Consider the following overly simple example:
Let's say manufacturer A – that's you – go through some sort of annual budgeting exercise and take your $24,000 fixed costs and spread them over the hours needed to meet the forecast on whatever machine is the capacity constraint in the value stream, then roll them back up into standard costs for each unit that is run on the machine. You come up with some number and that standard cost number gets goosed up to cover SG&A and the profit goal into a price.
Now let's say manufacturer B – your competitor across town – has the same machine constraining the same value stream set up and the same annual fixed costs. The only difference is that his forecast is higher than yours. He goes through the exact same standard cost and pricing arithmetic and comes up with his numbers. For absolutely no good reason other than a more optimistic forecast, his costs and prices are lower than yours.
Guess what? Your low forecast and his high forecast will very probably become self-fulfilling prophecies because your prices are higher – even though your basic cost structure is exactly the same. When you build fixed expenses into standard costs, this condistion can easily spiral out of control. Your standard costs keep going up and up because you keep trying to charge customers for more and more capacity they are not using.
Now this is a problem everywhere in which standard costs are being used, but it is a very serious problem when you have unsold capacity on your constraint – like just about everyone does in the current economy.

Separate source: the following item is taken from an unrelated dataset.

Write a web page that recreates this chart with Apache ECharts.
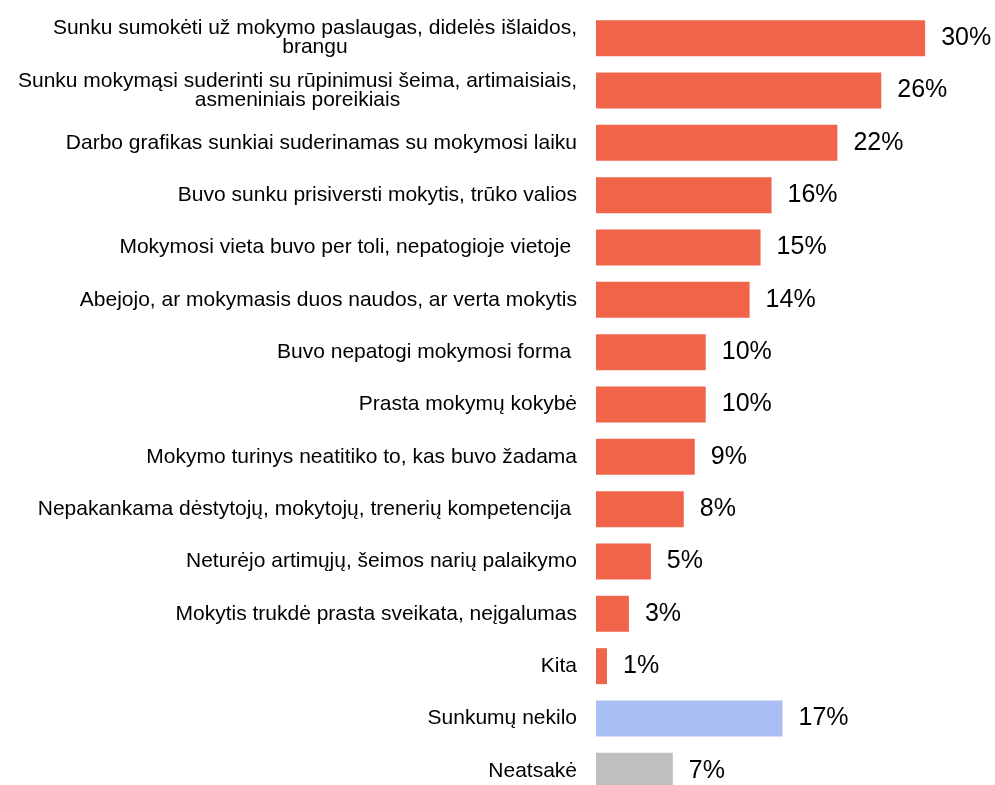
<!DOCTYPE html>
<html>
<head>
<meta charset="utf-8">
<script src="https://cdn.jsdelivr.net/npm/echarts@6/dist/echarts.min.js"></script>
<style>
  html, body { margin: 0; padding: 0; background: #fff; }
  #chart { width: 995px; height: 785px; }
</style>
</head>
<body>
<div id="chart"></div>
<script>
// kategorijos (iš viršaus į apačią)
const categories = [
  'Sunku sumokėti už mokymo paslaugas, didelės išlaidos,\nbrangu',
  'Sunku mokymąsi suderinti su rūpinimusi šeima, artimaisiais,\nasmeniniais poreikiais',
  'Darbo grafikas sunkiai suderinamas su mokymosi laiku',
  'Buvo sunku prisiversti mokytis, trūko valios',
  'Mokymosi vieta buvo per toli, nepatogioje vietoje ',
  'Abejojo, ar mokymasis duos naudos, ar verta mokytis',
  'Buvo nepatogi mokymosi forma ',
  'Prasta mokymų kokybė',
  'Mokymo turinys neatitiko to, kas buvo žadama',
  'Nepakankama dėstytojų, mokytojų, trenerių kompetencija ',
  'Neturėjo artimųjų, šeimos narių palaikymo',
  'Mokytis trukdė prasta sveikata, neįgalumas',
  'Kita',
  'Sunkumų nekilo',
  'Neatsakė'
];
const values = [30, 26, 22, 16, 15, 14, 10, 10, 9, 8, 5, 3, 1, 17, 7];
// atsakymo tipas: sunkumas / nekilo / neatsakė
const kinds = ['d', 'd', 'd', 'd', 'd', 'd', 'd', 'd', 'd', 'd', 'd', 'd', 'd', 'none', 'na'];

const kindColor = { d: '#F0654A', none: '#A9BEF5', na: '#BFBFBF' };
const font = 'Liberation Sans, Arial, sans-serif';

const chart = echarts.init(document.getElementById('chart'));

const option = {
  backgroundColor: '#fff',
  animation: false,
  grid: {
    left: 596, width: 395, top: 12, height: 785,
    containLabel: false,
    outerBoundsMode: 'none'
  },
  xAxis: {
    type: 'value',
    min: 0,
    max: 36,
    show: false
  },
  yAxis: {
    type: 'category',
    inverse: true,
    data: categories,
    axisLine: { show: false },
    axisTick: { show: false },
    splitLine: { show: false },
    axisLabel: {
      margin: 19,
      align: 'right',
      color: '#000',
      fontFamily: font,
      fontSize: 21,
      formatter: function (v) {
        return v.split('\n').map(s => '{c|' + s + '}').join('\n');
      },
      rich: {
        c: {
          align: 'center',
          fontFamily: font,
          fontSize: 21,
          lineHeight: 19,
          color: '#000'
        }
      }
    }
  },
  series: [{
    type: 'bar',
    barWidth: 36,
    data: values.map((v, i) => ({
      value: v,
      itemStyle: { color: kindColor[kinds[i]] }
    })),
    label: {
      show: true,
      position: 'right',
      distance: 16,
      color: '#000',
      fontFamily: font,
      fontSize: 25,
      formatter: '{c}%'
    }
  }]
};

chart.setOption(option);
</script>
</body>
</html>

You are very apt to be out beating your head against the wall trying to wring another nickel out of direct labor, or trying to squeeze a few pennies out of some poor supplier's prices, while you are leaving whole dollars on the table due to unused capacity. Ya gotta stop doing that!
It is in areas like this that lean accounting, coupled with focusing on factory flow drive real bottom line results. Kaizens on the shop floor won't get you to where you want lean to take you unless the accounting and sales folks are on board – the difference between lean manufacturing and lean enterprise.